### Given instruction
Restate the material word for word and leave out anything that is a picture.

### Available data
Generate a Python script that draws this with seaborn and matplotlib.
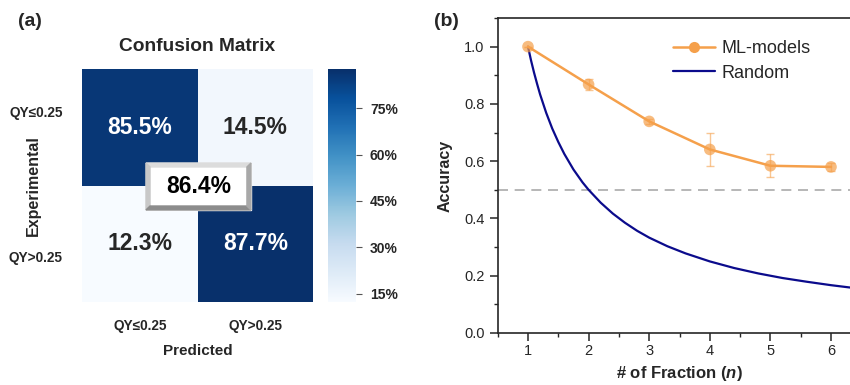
import numpy as np
import matplotlib
matplotlib.use("Agg")
import matplotlib.pyplot as plt
import seaborn as sns
from matplotlib.lines import Line2D
from matplotlib.patches import Polygon, Rectangle
from matplotlib.ticker import MultipleLocator

# ---- data ----
classes = ["QY\u22640.25", "QY>0.25"]
cm_values = [[85.5, 14.5],
             [12.3, 87.7]]
overall_acc = 86.4
cbar_ticks = [15, 30, 45, 60, 75]

fraction = [1, 2, 3, 4, 5, 6]
ml_acc = [1.0, 0.868, 0.739, 0.641, 0.584, 0.580]
ml_err = [0.0, 0.018, 0.010, 0.057, 0.040, 0.014]

random_x = [1.0, 1.05, 1.1, 1.15, 1.2, 1.3, 1.4, 1.5, 1.6, 1.75, 1.9, 2.0, 2.2, 2.4,
            2.6, 2.8, 3.0, 3.3, 3.6, 4.0, 4.4, 4.8, 5.2, 5.6, 6.0, 6.5]
random_y = [1.0, 0.952, 0.909, 0.870, 0.833, 0.769, 0.714, 0.667, 0.625, 0.571,
            0.526, 0.500, 0.455, 0.417, 0.385, 0.357, 0.333, 0.303, 0.278, 0.250,
            0.227, 0.208, 0.192, 0.179, 0.167, 0.154]

ORANGE = "#f5a04b"
NAVY = "#0b0b8c"

sns.set_style("ticks")
plt.rcParams["font.family"] = ["Liberation Sans", "DejaVu Sans"]
plt.rcParams["mathtext.fontset"] = "custom"
plt.rcParams["mathtext.it"] = "Liberation Sans:italic"
plt.rcParams["mathtext.bf"] = "Liberation Sans:bold"
plt.rcParams["mathtext.bfit"] = "Liberation Sans:bold:italic"

W, H = 850, 385
fig = plt.figure(figsize=(8.5, 3.85), dpi=100)
ax1 = fig.add_axes([82 / W, 1 - 302 / H, 231 / W, 233 / H])
cax = fig.add_axes([328 / W, 1 - 302 / H, 28 / W, 233 / H])
ax2 = fig.add_axes([497.7 / W, 1 - 333 / H, 363.6 / W, 315 / H])

# ---- (a) confusion matrix ----
cm = np.array(cm_values)
annot = np.array([[f"{v:.1f}%" for v in row] for row in cm_values])
sns.heatmap(cm, ax=ax1, cbar_ax=cax, cmap="Blues", vmin=cm.min(), vmax=cm.max(),
            annot=annot, fmt="", annot_kws=dict(size=16.5, weight="bold"),
            xticklabels=classes, yticklabels=classes)
ax1.set_yticks([0.38, 1.62])
ax1.set_yticklabels(classes, rotation=0, fontsize=9.8, fontweight="bold")
ax1.set_xticklabels(classes, fontsize=9.8, fontweight="bold")
ax1.tick_params(length=0)
ax1.tick_params(axis="x", pad=12)
ax1.tick_params(axis="y", pad=14)
ax1.set_xlabel("Predicted", fontsize=11, fontweight="bold", labelpad=8)
ax1.set_ylabel("Experimental", fontsize=11.5, fontweight="bold")
ax1.yaxis.set_label_coords(-0.178, 0.5)
ax1.set_title("Confusion Matrix", fontsize=13.8, fontweight="bold", pad=13)

cax.set_yticks(cbar_ticks)
cax.set_yticklabels([f"{t}%" for t in cbar_ticks], fontsize=10, fontweight="bold")
cax.tick_params(length=4, width=0.8, color="#555555", pad=6)

# bevelled box with overall accuracy
bx0, bx1, by0, by1 = 0.554, 1.463, 0.807, 1.21
bw, bh = 0.035, 0.034
ax1.add_patch(Rectangle((bx0, by0), bx1 - bx0, by1 - by0, color="white", zorder=5))
ax1.add_patch(Polygon([(bx0, by0), (bx1, by0), (bx1 - bw, by0 + bh), (bx0 + bw, by0 + bh)],
                      color="#dcdcdc", zorder=6))
ax1.add_patch(Polygon([(bx0, by0), (bx0 + bw, by0 + bh), (bx0 + bw, by1 - bh), (bx0, by1)],
                      color="#c8c8c8", zorder=6))
ax1.add_patch(Polygon([(bx0, by1), (bx0 + bw, by1 - bh), (bx1 - bw, by1 - bh), (bx1, by1)],
                      color="#8c8c8c", zorder=6))
ax1.add_patch(Polygon([(bx1, by0), (bx1, by1), (bx1 - bw, by1 - bh), (bx1 - bw, by0 + bh)],
                      color="#a8a8a8", zorder=6))
ax1.text((bx0 + bx1) / 2, (by0 + by1) / 2, f"{overall_acc:.1f}%", ha="center", va="center",
         fontsize=16.5, fontweight="bold", color="black", zorder=7)

# ---- (b) accuracy vs fraction ----
ax2.axhline(0.5, color="#aaaaaa", ls=(0, (6, 4)), lw=1.2, zorder=1)
sns.lineplot(x=random_x, y=random_y, ax=ax2, color=NAVY, lw=1.6, zorder=2)
sns.lineplot(x=fraction, y=ml_acc, ax=ax2, color=ORANGE, lw=1.8, zorder=3)
ax2.errorbar(fraction, ml_acc, yerr=ml_err, fmt="none", ecolor=ORANGE, alpha=0.6,
             capsize=3, elinewidth=1, capthick=1, zorder=3)
sns.scatterplot(x=fraction, y=ml_acc, ax=ax2, color=ORANGE, s=70, alpha=0.7,
                edgecolor="none", zorder=4)

ax2.set_xlim(0.5, 6.5)
ax2.set_ylim(0, 1.1)
ax2.set_xticks(fraction)
ax2.set_yticks([0.0, 0.2, 0.4, 0.6, 0.8, 1.0])
ax2.set_yticklabels([f"{v:.1f}" for v in [0.0, 0.2, 0.4, 0.6, 0.8, 1.0]])
ax2.xaxis.set_minor_locator(MultipleLocator(0.5))
ax2.yaxis.set_minor_locator(MultipleLocator(0.1))
ax2.tick_params(which="major", length=6, width=1.1, labelsize=10.5, direction="out")
ax2.tick_params(axis="x", which="major", pad=2)
ax2.tick_params(which="minor", length=3, width=1.0, direction="out")
for s in ["left", "bottom", "top"]:
    ax2.spines[s].set_visible(True)
    ax2.spines[s].set_linewidth(1.2)
ax2.spines["right"].set_visible(False)
ax2.set_ylabel("Accuracy", fontsize=11.5, fontweight="bold", labelpad=8)
ax2.set_xlabel(r"# of Fraction ($\mathbfit{n}$)", fontsize=12, fontweight="bold", labelpad=4)

handles = [Line2D([], [], color=ORANGE, lw=1.8, marker="o", ms=8, mfc=ORANGE, mec="none"),
           Line2D([], [], color=NAVY, lw=1.6)]
ax2.legend(handles, ["ML-models", "Random"], loc="upper left", frameon=False,
           bbox_to_anchor=(673 / W, 0.895), bbox_transform=fig.transFigure,
           borderpad=0, borderaxespad=0, fontsize=13, handlelength=2.3,
           handletextpad=0.4, labelspacing=0.4)

fig.text(30 / W, 1 - 22 / H, "(a)", fontsize=14, fontweight="bold", ha="center", va="center")
fig.text(446 / W, 1 - 22 / H, "(b)", fontsize=14, fontweight="bold", ha="center", va="center")

fig.savefig("out.png", dpi=100)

### Result of this exercise
Generate a Python script that draws this with seaborn and matplotlib.
import numpy as np
import matplotlib
matplotlib.use("Agg")
import matplotlib.pyplot as plt
import seaborn as sns
from matplotlib.lines import Line2D
from matplotlib.patches import Polygon, Rectangle
from matplotlib.ticker import MultipleLocator

# ---- data ----
classes = ["QY\u22640.25", "QY>0.25"]
cm_values = [[85.5, 14.5],
             [12.3, 87.7]]
overall_acc = 86.4
cbar_ticks = [15, 30, 45, 60, 75]

fraction = [1, 2, 3, 4, 5, 6]
ml_acc = [1.0, 0.868, 0.739, 0.641, 0.584, 0.580]
ml_err = [0.0, 0.018, 0.010, 0.057, 0.040, 0.014]

random_x = [1.0, 1.05, 1.1, 1.15, 1.2, 1.3, 1.4, 1.5, 1.6, 1.75, 1.9, 2.0, 2.2, 2.4,
            2.6, 2.8, 3.0, 3.3, 3.6, 4.0, 4.4, 4.8, 5.2, 5.6, 6.0, 6.5]
random_y = [1.0, 0.952, 0.909, 0.870, 0.833, 0.769, 0.714, 0.667, 0.625, 0.571,
            0.526, 0.500, 0.455, 0.417, 0.385, 0.357, 0.333, 0.303, 0.278, 0.250,
            0.227, 0.208, 0.192, 0.179, 0.167, 0.154]

ORANGE = "#f5a04b"
NAVY = "#0b0b8c"

sns.set_style("ticks")
plt.rcParams["font.family"] = ["Liberation Sans", "DejaVu Sans"]
plt.rcParams["mathtext.fontset"] = "custom"
plt.rcParams["mathtext.it"] = "Liberation Sans:italic"
plt.rcParams["mathtext.bf"] = "Liberation Sans:bold"
plt.rcParams["mathtext.bfit"] = "Liberation Sans:bold:italic"

W, H = 850, 385
fig = plt.figure(figsize=(8.5, 3.85), dpi=100)
ax1 = fig.add_axes([82 / W, 1 - 302 / H, 231 / W, 233 / H])
cax = fig.add_axes([328 / W, 1 - 302 / H, 28 / W, 233 / H])
ax2 = fig.add_axes([497.7 / W, 1 - 333 / H, 363.6 / W, 315 / H])

# ---- (a) confusion matrix ----
cm = np.array(cm_values)
annot = np.array([[f"{v:.1f}%" for v in row] for row in cm_values])
sns.heatmap(cm, ax=ax1, cbar_ax=cax, cmap="Blues", vmin=cm.min(), vmax=cm.max(),
            annot=annot, fmt="", annot_kws=dict(size=16.5, weight="bold"),
            xticklabels=classes, yticklabels=classes)
ax1.set_yticks([0.38, 1.62])
ax1.set_yticklabels(classes, rotation=0, fontsize=9.8, fontweight="bold")
ax1.set_xticklabels(classes, fontsize=9.8, fontweight="bold")
ax1.tick_params(length=0)
ax1.tick_params(axis="x", pad=12)
ax1.tick_params(axis="y", pad=14)
ax1.set_xlabel("Predicted", fontsize=11, fontweight="bold", labelpad=8)
ax1.set_ylabel("Experimental", fontsize=11.5, fontweight="bold")
ax1.yaxis.set_label_coords(-0.178, 0.5)
ax1.set_title("Confusion Matrix", fontsize=13.8, fontweight="bold", pad=13)

cax.set_yticks(cbar_ticks)
cax.set_yticklabels([f"{t}%" for t in cbar_ticks], fontsize=10, fontweight="bold")
cax.tick_params(length=4, width=0.8, color="#555555", pad=6)

# bevelled box with overall accuracy
bx0, bx1, by0, by1 = 0.554, 1.463, 0.807, 1.21
bw, bh = 0.035, 0.034
ax1.add_patch(Rectangle((bx0, by0), bx1 - bx0, by1 - by0, color="white", zorder=5))
ax1.add_patch(Polygon([(bx0, by0), (bx1, by0), (bx1 - bw, by0 + bh), (bx0 + bw, by0 + bh)],
                      color="#dcdcdc", zorder=6))
ax1.add_patch(Polygon([(bx0, by0), (bx0 + bw, by0 + bh), (bx0 + bw, by1 - bh), (bx0, by1)],
                      color="#c8c8c8", zorder=6))
ax1.add_patch(Polygon([(bx0, by1), (bx0 + bw, by1 - bh), (bx1 - bw, by1 - bh), (bx1, by1)],
                      color="#8c8c8c", zorder=6))
ax1.add_patch(Polygon([(bx1, by0), (bx1, by1), (bx1 - bw, by1 - bh), (bx1 - bw, by0 + bh)],
                      color="#a8a8a8", zorder=6))
ax1.text((bx0 + bx1) / 2, (by0 + by1) / 2, f"{overall_acc:.1f}%", ha="center", va="center",
         fontsize=16.5, fontweight="bold", color="black", zorder=7)

# ---- (b) accuracy vs fraction ----
ax2.axhline(0.5, color="#aaaaaa", ls=(0, (6, 4)), lw=1.2, zorder=1)
sns.lineplot(x=random_x, y=random_y, ax=ax2, color=NAVY, lw=1.6, zorder=2)
sns.lineplot(x=fraction, y=ml_acc, ax=ax2, color=ORANGE, lw=1.8, zorder=3)
ax2.errorbar(fraction, ml_acc, yerr=ml_err, fmt="none", ecolor=ORANGE, alpha=0.6,
             capsize=3, elinewidth=1, capthick=1, zorder=3)
sns.scatterplot(x=fraction, y=ml_acc, ax=ax2, color=ORANGE, s=70, alpha=0.7,
                edgecolor="none", zorder=4)

ax2.set_xlim(0.5, 6.5)
ax2.set_ylim(0, 1.1)
ax2.set_xticks(fraction)
ax2.set_yticks([0.0, 0.2, 0.4, 0.6, 0.8, 1.0])
ax2.set_yticklabels([f"{v:.1f}" for v in [0.0, 0.2, 0.4, 0.6, 0.8, 1.0]])
ax2.xaxis.set_minor_locator(MultipleLocator(0.5))
ax2.yaxis.set_minor_locator(MultipleLocator(0.1))
ax2.tick_params(which="major", length=6, width=1.1, labelsize=10.5, direction="out")
ax2.tick_params(axis="x", which="major", pad=2)
ax2.tick_params(which="minor", length=3, width=1.0, direction="out")
for s in ["left", "bottom", "top"]:
    ax2.spines[s].set_visible(True)
    ax2.spines[s].set_linewidth(1.2)
ax2.spines["right"].set_visible(False)
ax2.set_ylabel("Accuracy", fontsize=11.5, fontweight="bold", labelpad=8)
ax2.set_xlabel(r"# of Fraction ($\mathbfit{n}$)", fontsize=12, fontweight="bold", labelpad=4)

handles = [Line2D([], [], color=ORANGE, lw=1.8, marker="o", ms=8, mfc=ORANGE, mec="none"),
           Line2D([], [], color=NAVY, lw=1.6)]
ax2.legend(handles, ["ML-models", "Random"], loc="upper left", frameon=False,
           bbox_to_anchor=(673 / W, 0.895), bbox_transform=fig.transFigure,
           borderpad=0, borderaxespad=0, fontsize=13, handlelength=2.3,
           handletextpad=0.4, labelspacing=0.4)

fig.text(30 / W, 1 - 22 / H, "(a)", fontsize=14, fontweight="bold", ha="center", va="center")
fig.text(446 / W, 1 - 22 / H, "(b)", fontsize=14, fontweight="bold", ha="center", va="center")

fig.savefig("out.png", dpi=100)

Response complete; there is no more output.